How many children does one have to kill to win a UN resolution?
The answer, it turns out, is 37.
And then, that doesn't even get you a halfway decent one. 37 dead kids gets you a bargain basement John Bolton-penned piece of fluff promising ceasefires 'if you feel like it, no pressure OK'; the words 'death to the terrorists'; and a James Blunt-fronted stabilization force armed only with joke-shop guns with a little flag that says 'Bang!' on it.
You can drop as many leaflets as you like onto every village in Southern Lebanon, but as Israel might already realise from its 'Build now, ask questions later' policy of landing settlements on other peoples' territory, you can't even move your own citizens out of their homes at the best of times, let alone turfing them out straight into a war-zone. Qana may have been the kick in the bollocks that world opinion needed, but even then, it's barely raised an eyebrow.
After three weeks of bombing in which Hezbollah is currently seeing how many rockets you can fire at Israel in a day, then trying to beat that record; and Israel is doing the same with not-really-that-all-smart bombs, we have finally found the fucking outrage. A bit too bloody late, mind you.
As the news of the Qana tragedy - a mere ten years since the IDF shelled a UN compound in the same village, killing over 100 civilians - reached Beirut, you can understand the locals' UN- trashing reaction. For starters, the US embassy is MILES out of town these days, and the sense of frustration that the organisation is nothing but a tool for America to use or misuse is palpable.
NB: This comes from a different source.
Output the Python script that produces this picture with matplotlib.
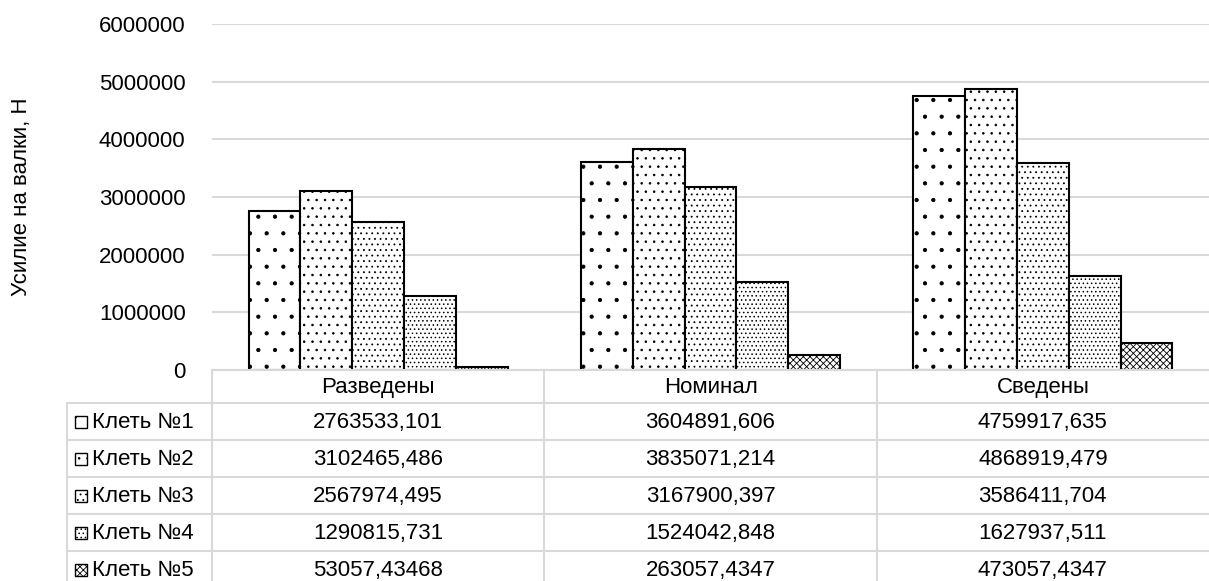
import numpy as np
import matplotlib
matplotlib.use("Agg")
import matplotlib.pyplot as plt
from matplotlib.lines import Line2D
from matplotlib.patches import Rectangle

plt.rcParams['font.family'] = ['Liberation Sans', 'DejaVu Sans']
plt.rcParams['hatch.linewidth'] = 0.6

# data
categories = ["Разведены", "Номинал", "Сведены"]
series_names = ["Клеть №1", "Клеть №2", "Клеть №3", "Клеть №4", "Клеть №5"]
kl1 = [2763533.101, 3604891.606, 4759917.635]
kl2 = [3102465.486, 3835071.214, 4868919.479]
kl3 = [2567974.495, 3167900.397, 3586411.704]
kl4 = [1290815.731, 1524042.848, 1627937.511]
kl5 = [53057.43468, 263057.4347, 473057.4347]
cell_text = [
    ["2763533,101", "3604891,606", "4759917,635"],
    ["3102465,486", "3835071,214", "4868919,479"],
    ["2567974,495", "3167900,397", "3586411,704"],
    ["1290815,731", "1524042,848", "1627937,511"],
    ["53057,43468", "263057,4347", "473057,4347"],
]
series = [kl1, kl2, kl3, kl4, kl5]
hatches = ['.', '..', '...', '....', 'xxxxx']

W, H = 1209, 581
fig = plt.figure(figsize=(W / 100, H / 100), dpi=100)

def fx(px):
    return px / W

def fy(py):
    return 1 - py / H

ax_left, ax_right, ax_top, ax_bot = 212, 1209, 24, 370
ax = fig.add_axes([fx(ax_left), fy(ax_bot), fx(ax_right - ax_left), (ax_bot - ax_top) / H])

x = np.arange(len(categories))
bw = 0.156
for i, vals in enumerate(series):
    ax.bar(x + (i - 2) * bw, vals, bw, color='white', edgecolor='black',
           linewidth=1.5, hatch=hatches[i], zorder=3)

ax.set_xlim(-0.5, 2.5)
ax.set_ylim(0, 6000000)
ax.set_yticks(np.arange(0, 6000001, 1000000))
ax.set_yticklabels([str(v) for v in range(0, 6000001, 1000000)])
ax.tick_params(axis='y', length=0, pad=19, labelsize=16)
ax.set_xticks([])
for s in ax.spines.values():
    s.set_visible(False)
ax.grid(axis='y', color='#d9d9d9', linewidth=1.5, zorder=0)
ax.set_axisbelow(True)

fig.text(fx(22), fy(197), "Усилие на валки, Н", rotation=90, fontsize=16,
         ha='center', va='center')

# data table under the chart
grid_c = '#d9d9d9'
col_edges = [ax_left + (ax_right - ax_left) * k / 3 for k in range(4)]
lab_left = 67
row_edges = [370, 403, 440, 477, 514, 551, 588]

def hline(y, x0, x1):
    fig.add_artist(Line2D([fx(x0), fx(x1)], [fy(y), fy(y)], color=grid_c, lw=1.5))

def vline(xp, y0, y1):
    fig.add_artist(Line2D([fx(xp), fx(xp)], [fy(y0), fy(y1)], color=grid_c, lw=1.5))

hline(row_edges[0], col_edges[0], col_edges[3])
for y in row_edges[1:]:
    hline(y, lab_left, col_edges[3])
for xp in col_edges[:3]:
    vline(xp, row_edges[0], row_edges[-1])
vline(lab_left, row_edges[1], row_edges[-1])

for j, cat in enumerate(categories):
    fig.text(fx((col_edges[j] + col_edges[j + 1]) / 2), fy((row_edges[0] + row_edges[1]) / 2 + 1),
             cat, ha='center', va='center', fontsize=16)

for i, name in enumerate(series_names):
    yc = (row_edges[i + 1] + row_edges[i + 2]) / 2
    fig.add_artist(Rectangle((fx(75), fy(yc + 6)), fx(12), 12 / H, facecolor='white',
                             edgecolor='black', lw=1.0, hatch=hatches[i],
                             transform=fig.transFigure))
    fig.text(fx(92), fy(yc + 1), name, ha='left', va='center', fontsize=16)
    for j in range(3):
        fig.text(fx((col_edges[j] + col_edges[j + 1]) / 2), fy(yc + 1), cell_text[i][j],
                 ha='center', va='center', fontsize=16)

fig.savefig("out.png", dpi=100)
We've actually met UN Secretary General Kofi Annan. It is our sad duty to report that he is little more than a half-embarrassed messenger, only able to speak in the vaguest of terms, promising only talks about talks about talks, and perhaps, someday, something concrete. Once permanent members of the Security Council dig their heels in over their best friends in the Middle East, nothing that poor Kofi says makes the blindest bit of difference.
Everything is set for one of the most desperately watered-down resolutions in the UN's history, with all the potential to make the worthless, powerless intervention in Bosnia seem a diplomatic triumph. The residents of Darfur, Somalia and the Rwanda genocide aren't exactly chipper at the contribution the UN has made to their lives over recent years, so why should Lebanon, somehow taking the blame for everybody else's problems, have the right to feel optimistic over the future?
The Lebanese government knows they're onto a hiding for nothing from world diplomacy, and one can hardly blame PM Fuad Siniora telling Condi Rice to stick her good-talking-to disguised as a peace mission right where her concert piano doesn't fit. And this coming from a democratically elected, anti-Syrian, anti-Hezbollah, good-friend-of-America Christian. There's gratitude for you.
Our government has been particularly vocal about Iran and Syria's role in the re-arming of Hezbollah militants, yet are suspiciously quiet about arms exports to Israel which break our own government guidelines. We are, as a nation, particularly hot on selling torture implements to our good friends and business partners; while those US-built bombs passing through Prestwick and Mildenhall on their way to Israel contain more than their fair share of UK-constructed components, and will be dropped on a Beirut suburb by F-16s featuring British-built systems. It almost makes you proud to be British... err... a shareholder.
Still, it's pleasing, once again, that our government is doing what its best at in the circumstances: chuff all. But paint us purple and call us Daisy, it emerges that Margaret Beckett might be trying to open channels to Hezbollah through the Iranian embassy, there might even be some real, live diplomacy about to emerge from the FCO for the first time in months. All she's got to do now is open channels to Israel - we suggest through the US Embassy - and we'll soon find out how deep the 'special' relationship is. 'Special', we suspect, as in 'Special Bus'.
God help us if there's a war.
And, by God, we had better be damn well ready for one. We might think we're right on the money shaking our fists at Syria and Iran, telling them to stop being so naughty and out of order, and we might even have the right culprits over the arming and ideological training of militant groups for which the civilian populations are now reaping the collective punishments. But when Grand Ayatollah Ali Sistani, currently one of the most influential Shi'a voices in the region tells us 'It is not possible to stand helpless in front of this Israeli aggression on Lebanon... If an immediate cease-fire is not imposed, dire consequences will befall the region' it's not going to take long for others of a more militant bent to turn these works into red hot spiky metal, aimed at anything Israeli, American or sod it, British in the region.
'Arc of Terrorism' arse or otherwise, this cannot end well.